Our brief afternoon in Venice included a gondola ride because, well, we were there and that's what people do. A few hundred years ago there were literally thousands of gondolas operating in Venice, today there are only several hundred, with just a handful privately owned. Operating a gondola requires a permit that is granted after years of training, apprenticeship programs, and formal testing, and is often passed down from one generation to the next within a family .
Before we arrived, I thought each gondola would be an artistic visual delight, perhaps reflecting the personality of the gondolier or the owner but, no, they are all remarkably the same. All are painted black, both a tradition and a law, and share the same design built from 280 pieces of wood of seven different types. It is propelled by an oar, not by a pole as you might have seen in every Venetian gondola parody ever written. The waters of the Venice canals are so deep, there isn't a pole long enough to do the job. The goldolier stands on the very back of the boat, steering with the magic strokes of the oar that keep it gliding along, and he never forgets to duck when he goes under the footbridges. (OK, maybe SOME of them forgot once, but never again.) They banter back and forth with the other gondoliers in rapid Italian, because you are never more than a few yards away from another gondola, discussing the weather, the soccer match, and the fashion mistakes of the passengers.
The gondoliers are also oblivious to your fears about tipping over.

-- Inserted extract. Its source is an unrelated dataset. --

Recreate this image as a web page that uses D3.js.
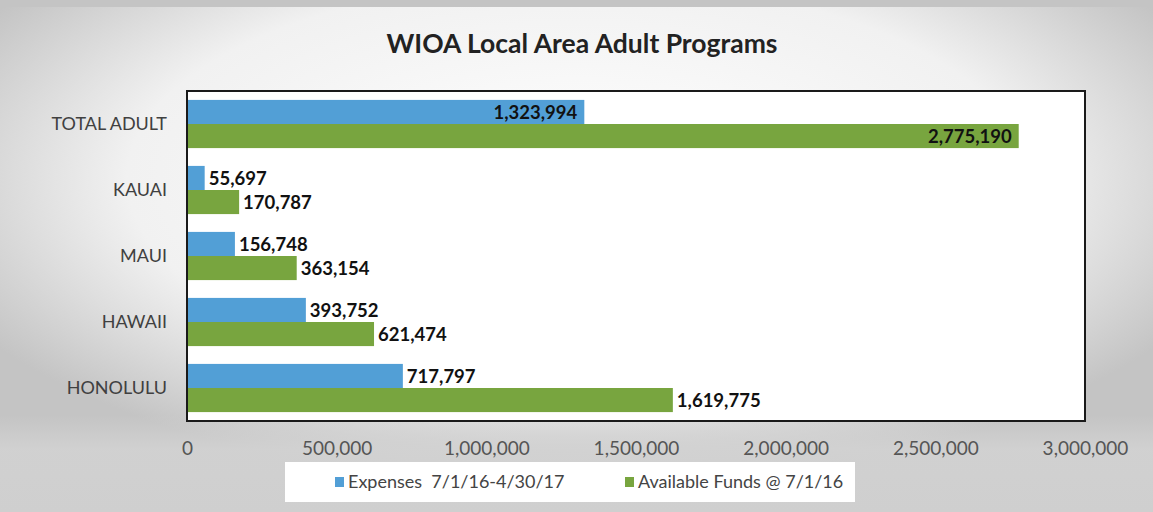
<!DOCTYPE html>
<html>
<head>
<meta charset="utf-8">
<script src="https://cdn.jsdelivr.net/npm/d3@7"></script>
<style>
  html, body { margin: 0; padding: 0; background: #d4d4d4; }
  svg { display: block; font-family: Lato, "Open Sans", sans-serif; }
</style>
</head>
<body>
<svg id="chart"></svg>
<script>
const width = 1153;
const height = 512;

const categories = ["TOTAL ADULT", "KAUAI", "MAUI", "HAWAII", "HONOLULU"];
const seriesNames = ["Expenses  7/1/16-4/30/17", "Available Funds @ 7/1/16"];
const expenses = [1323994, 55697, 156748, 393752, 717797];
const available = [2775190, 170787, 363154, 621474, 1619775];
const tickValues = [0, 500000, 1000000, 1500000, 2000000, 2500000, 3000000];
const colors = ["#529fd6", "#78a53f"];

const margin = { top: 91, right: 68, bottom: 91, left: 187 };

const svg = d3.select("#chart")
    .attr("width", width)
    .attr("height", height);

// scanned-paper background: white middle, grey edges
const defs = svg.append("defs");
const bg = defs.append("radialGradient")
    .attr("id", "paper")
    .attr("cx", "0.5").attr("cy", "0.35")
    .attr("r", "0.6");
bg.append("stop").attr("offset", "0%").attr("stop-color", "#ffffff");
bg.append("stop").attr("offset", "65%").attr("stop-color", "#f1f1f1");
bg.append("stop").attr("offset", "100%").attr("stop-color", "#c4c4c4");

const bottom = defs.append("linearGradient")
    .attr("id", "bottomShade")
    .attr("x1", 0).attr("y1", 0).attr("x2", 0).attr("y2", 1);
bottom.append("stop").attr("offset", "0%").attr("stop-color", "#d2d2d2").attr("stop-opacity", 0);
bottom.append("stop").attr("offset", "35%").attr("stop-color", "#d2d2d2").attr("stop-opacity", 0.9);
bottom.append("stop").attr("offset", "100%").attr("stop-color", "#cfcfcf").attr("stop-opacity", 1);

svg.append("rect")
    .attr("width", width).attr("height", height)
    .attr("fill", "url(#paper)");
svg.append("rect")
    .attr("x", 0).attr("y", 415)
    .attr("width", width).attr("height", height - 415)
    .attr("fill", "url(#bottomShade)");
svg.append("rect")
    .attr("x", 0).attr("y", 0)
    .attr("width", width).attr("height", 7)
    .attr("fill", "#c4c4c4");

// Title
svg.append("text")
    .attr("x", 582)
    .attr("y", 53)
    .attr("text-anchor", "middle")
    .attr("font-size", 26.5)
    .attr("font-weight", "bold")
    .attr("fill", "#222")
    .text("WIOA Local Area Adult Programs");

const x = d3.scaleLinear()
    .domain([0, 3000000])
    .range([margin.left, width - margin.right]);

const y = d3.scaleBand()
    .domain(categories)
    .range([margin.top, height - margin.bottom])
    .paddingInner(0.27)
    .paddingOuter(0.135);

const ySub = d3.scaleBand()
    .domain([0, 1])
    .range([0, y.bandwidth()]);

// plot area
svg.append("rect")
    .attr("x", margin.left)
    .attr("y", margin.top)
    .attr("width", width - margin.left - margin.right)
    .attr("height", height - margin.top - margin.bottom)
    .attr("fill", "#ffffff")
    .attr("stroke", "#1a1a1a")
    .attr("stroke-width", 2);

const rows = categories.map((c, i) => ({ category: c, values: [expenses[i], available[i]] }));

const groups = svg.selectAll(".group")
    .data(rows)
    .enter()
    .append("g")
    .attr("class", "group")
    .attr("transform", d => `translate(0, ${y(d.category)})`);

const fmt = d3.format(",");

groups.selectAll("rect")
    .data(d => d.values.map((v, s) => ({ v, s })))
    .enter()
    .append("rect")
    .attr("x", x(0) + 1)
    .attr("y", d => ySub(d.s))
    .attr("width", d => x(d.v) - x(0))
    .attr("height", ySub.bandwidth())
    .attr("fill", d => colors[d.s]);

// value labels: inside end on the total row, outside end for the rest
groups.selectAll(".val")
    .data(d => d.values.map((v, s) => ({ v, s, inside: d.category === "TOTAL ADULT" })))
    .enter()
    .append("text")
    .attr("class", "val")
    .attr("x", d => d.inside ? x(d.v) - 6 : x(d.v) + 5)
    .attr("y", d => ySub(d.s) + ySub.bandwidth() / 2)
    .attr("dy", "0.36em")
    .attr("text-anchor", d => d.inside ? "end" : "start")
    .attr("font-size", 18.5)
    .attr("font-weight", "bold")
    .attr("fill", "#111")
    .text(d => fmt(d.v));

// category labels
svg.selectAll(".cat")
    .data(categories)
    .enter()
    .append("text")
    .attr("class", "cat")
    .attr("x", 167)
    .attr("y", d => y(d) + y.bandwidth() / 2)
    .attr("dy", "0.36em")
    .attr("text-anchor", "end")
    .attr("font-size", 18)
    .attr("fill", "#404040")
    .text(d => d);

// x axis labels
const xAxis = d3.axisBottom(x)
    .tickValues(tickValues)
    .tickSize(0)
    .tickPadding(21)
    .tickFormat(d3.format(","));

svg.append("g")
    .attr("transform", `translate(0, ${height - margin.bottom})`)
    .call(xAxis)
    .call(g => g.select(".domain").remove())
    .call(g => g.selectAll("text")
        .attr("font-family", "Lato, sans-serif")
        .attr("font-size", 19)
        .attr("fill", "#555"));

// legend
const legend = svg.append("g").attr("transform", "translate(285, 462)");
legend.append("rect")
    .attr("width", 570)
    .attr("height", 40)
    .attr("fill", "#ffffff");

const legendX = [50, 340];
const items = legend.selectAll(".item")
    .data(seriesNames)
    .enter()
    .append("g")
    .attr("class", "item")
    .attr("transform", (d, i) => `translate(${legendX[i]}, 20)`);

items.append("rect")
    .attr("x", 0).attr("y", -5)
    .attr("width", 9).attr("height", 10)
    .attr("fill", (d, i) => colors[i]);

items.append("text")
    .attr("x", 13)
    .attr("dy", "0.36em")
    .attr("font-size", 18)
    .attr("fill", "#444")
    .style("white-space", "pre")
    .text(d => d);
</script>
</body>
</html>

There were 5 people in our little boat, and every time someone shifted to take a photo or get into a more comfortable position, the rest of us held on for dear life, certain that we or our cameras, glasses, hats and totes were goners for sure. Once we got our gondola legs, however, we relaxed and began to have tourist fun, waving and calling to the pedestrians going over the bridges we were passing under, and hurling the traditional "eh, paison!" to the second gondola holding the rest of our group as we took turns passing each other. We saw all sorts of intriguing passageways, back doors of buildings whose fronts we would never know on this visit. Shown here are a few photos taken along the way.

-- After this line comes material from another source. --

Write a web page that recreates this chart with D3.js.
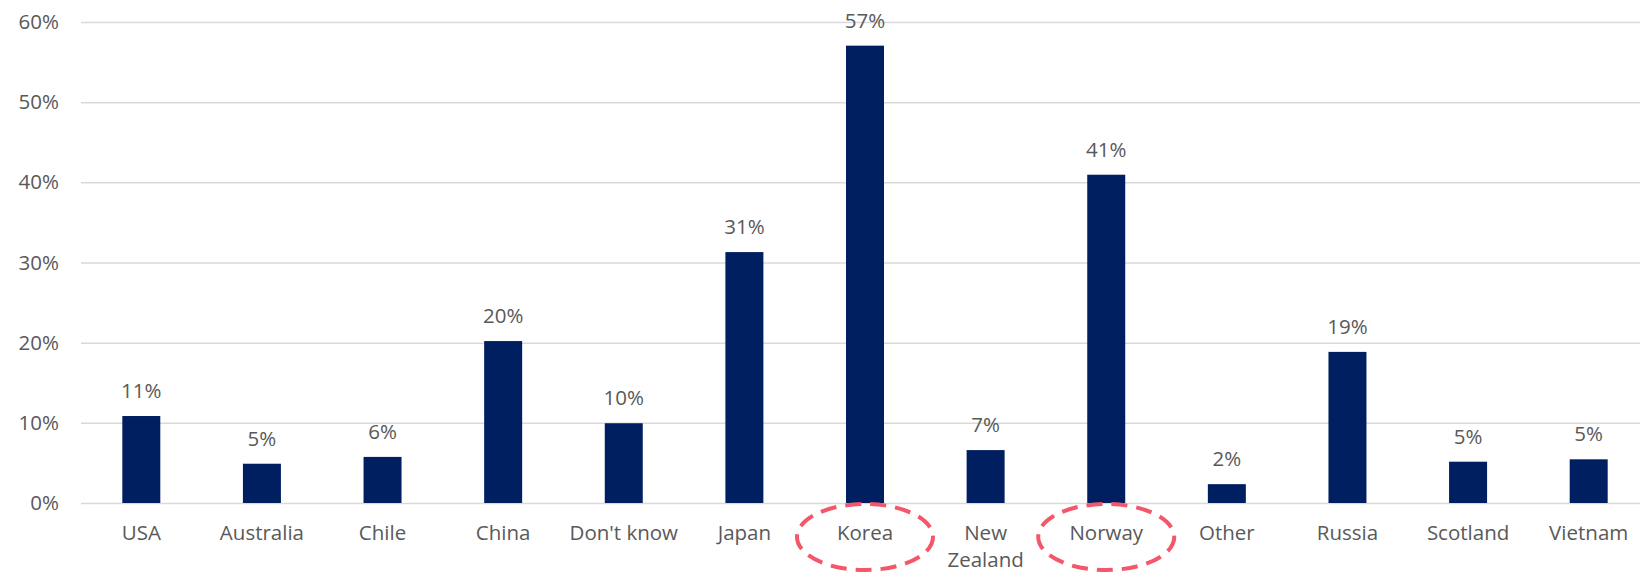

After the gondola, we were off to see the Doge's Palace, the quintessential Venetian structure where nearly every surface is embellished but in a lovely, highly decorative way. We were not allowed to photograph inside the building, although I did sneak in a photo while crossing the famous Bridge of Sighs from the inside view. Housed inside the palace are some of the largest paintings you will ever see, all magnificent, very ornate, laden with symbolism and religious meaning, looking just as they did in the slides from your Art History class. The Doge and his posse had a system for routing out the sinners or thieves in their midst: a mail drop where any citizen could write out the complaint and post it anonymously to them, and they would take it from there. The stone face above is the repository for these deadly missives. Gee, do you think someone might have ever used this great system for evil?

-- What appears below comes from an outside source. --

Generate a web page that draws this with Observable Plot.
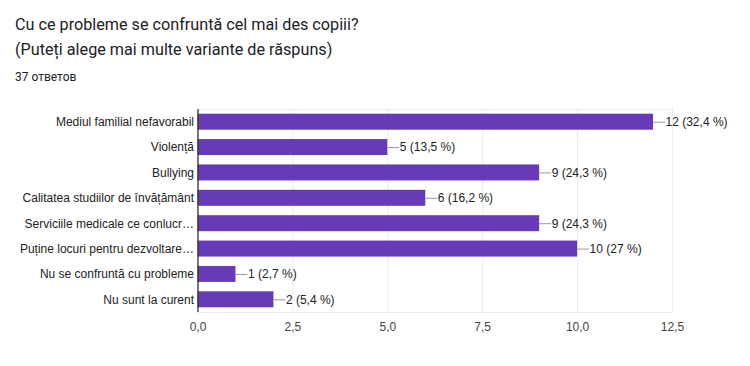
<!DOCTYPE html>
<html><head><meta charset="utf-8">
<script src="https://cdn.jsdelivr.net/npm/d3@7"></script>
<script src="https://cdn.jsdelivr.net/npm/@observablehq/plot@0.6"></script>
<style>
body{margin:0;background:#fff;width:750px;overflow:hidden}
#hdr{height:95px;position:relative;font-family:Roboto,"Liberation Sans",Arial,sans-serif;color:#202124}
#t1{position:absolute;left:15px;top:12px;font-size:16.2px;line-height:25px}
#t2{position:absolute;left:15px;top:70px;font-size:12px;color:#202124}
svg{display:block}
</style></head><body>
<div id="hdr"><div id="t1">Cu ce probleme se confruntă cel mai des copiii?<br>(Puteți alege mai multe variante de răspuns)</div><div id="t2">37 ответов</div></div>
<div id="chart"></div>
<script>
const categories = ["Mediul familial nefavorabil","Violență","Bullying","Calitatea studiilor de învățământ","Serviciile medicale ce conlucr…","Puține locuri pentru dezvoltare…","Nu se confruntă cu probleme","Nu sunt la curent"];
const values = [12,5,9,6,9,10,1,2];
const pctLabels = ["32,4","13,5","24,3","16,2","24,3","27","2,7","5,4"];
const xTicks = [0,2.5,5,7.5,10,12.5];
const data = categories.map((c,i)=>({cat:c,value:values[i],label:`${values[i]} (${pctLabels[i]} %)`}));
const fmt = d => d3.format(".1f")(d).replace(".", ",");
const chart = Plot.plot({
  width:750, height:271,
  marginTop:14, marginBottom:54, marginLeft:197.5, marginRight:78,
  style:{fontFamily:"'Liberation Sans',Arial,sans-serif",fontSize:"12px",color:"#222"},
  x:{domain:[0,12.5],ticks:xTicks,tickFormat:fmt,label:null},
  y:{domain:categories,label:null,paddingInner:0.37,paddingOuter:0.185,round:false},
  marks:[
    Plot.ruleX(xTicks.slice(1),{stroke:"#ebebeb",strokeWidth:1}),
    Plot.frame({stroke:"#ebebeb"}),
    Plot.barX(data,{x:"value",y:"cat",fill:"#673ab7"}),
    Plot.ruleY(data,{y:"cat",x1:"value",x2:"value",insetRight:-12,stroke:"#999",strokeWidth:1}),
    Plot.text(data,{x:"value",y:"cat",text:"label",dx:12,textAnchor:"start",fill:"#222",fontSize:12}),
    Plot.axisX({ticks:xTicks,tickFormat:fmt,tickSize:0,tickPadding:10,fontSize:12,fill:"#444",label:null}),
    Plot.axisY({tickSize:0,tickPadding:4,fontSize:12,fill:"#222",label:null}),
    Plot.ruleX([0],{stroke:"#333",strokeWidth:1.3})
  ]
});
document.getElementById("chart").append(chart);
</script></body></html>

We went to a glass blowing demonstration held at one of the hundreds of blown glass galleries and shops located in Venice; the shop owners invited us to stroll around after the demo and then discreetly kept turning off the lights behind us as we walked to the next room. It was nearly 6 pm on Sunday and they were so ready to be done with us. So, no glass purchases here; in fact, no glass purchases this day anywhere, because the shops really DO close at 6. Time to say good-bye.